Curiously, this was also echoed at the Forum, in a talk by YouTube co-founder Chad Hurley. Hurley emphasized that the impact of IPTV on advertising would be "profound," with the future promising far more targeted ads tailored to each viewer’s profile. " In the coming months" Hurley said, "we’re going to do experiments to see how people interact with these ads to build an effective model that works for advertisers and works for users."

Need more proof? Look no further than Google’s market cap, ($151B today, and over 2 times the value of Disney, Sam Donaldson’s old boss), or the fact that ad dollar-rich Google recently stated they will join YouTube in sharing revenue with its millions of users who post video on-line.
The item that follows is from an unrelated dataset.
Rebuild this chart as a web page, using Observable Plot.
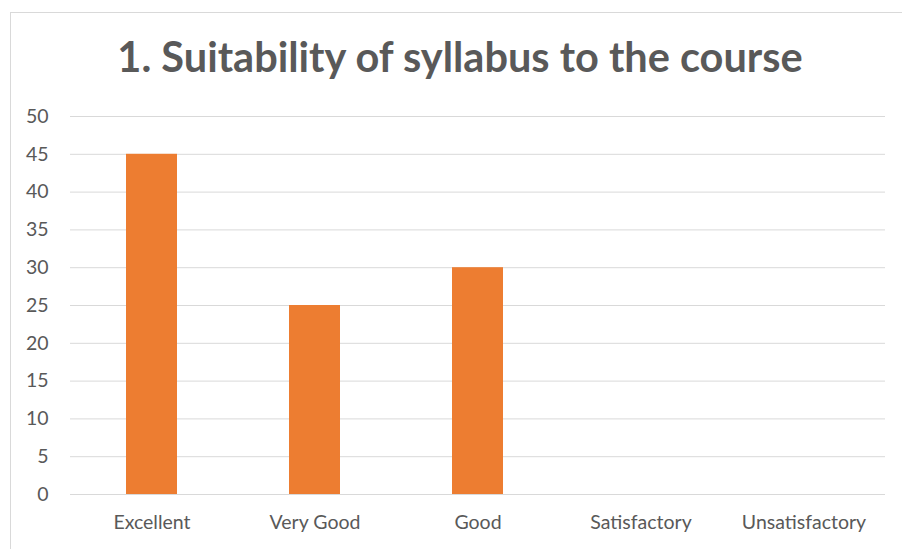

Talk about innovation. The whole business model is off the chart for most traditional broadcasters.

Suffice it to say that Powell got it right in his warning to the broadcast industry almost three years ago, and if Gates is right, the revolution has been in full swing since that time with just a few short years left on the clock for traditional broadcasters. Does this mean local broadcast is going away? Probably not, given US government bandwidth subsidies, but we are already seeing the diminished influence of the industry as it seeks to find meaning in the digital domain of information content delivery.

Perhaps a tip from Powell would serve the industry well here; he concluded his talk back in 2004 with this comment: "This isn’t about being anti-broadcaster or pro-broadcaster. We’re pro-the public," and initiatives like IPTV are serving the public in new and innovative ways that last century’s broadcasters are just beginning to figure out. Let’s hope broadcasters can do so before the public realizes they are subsidizing this dinosaur and begin to ask, why?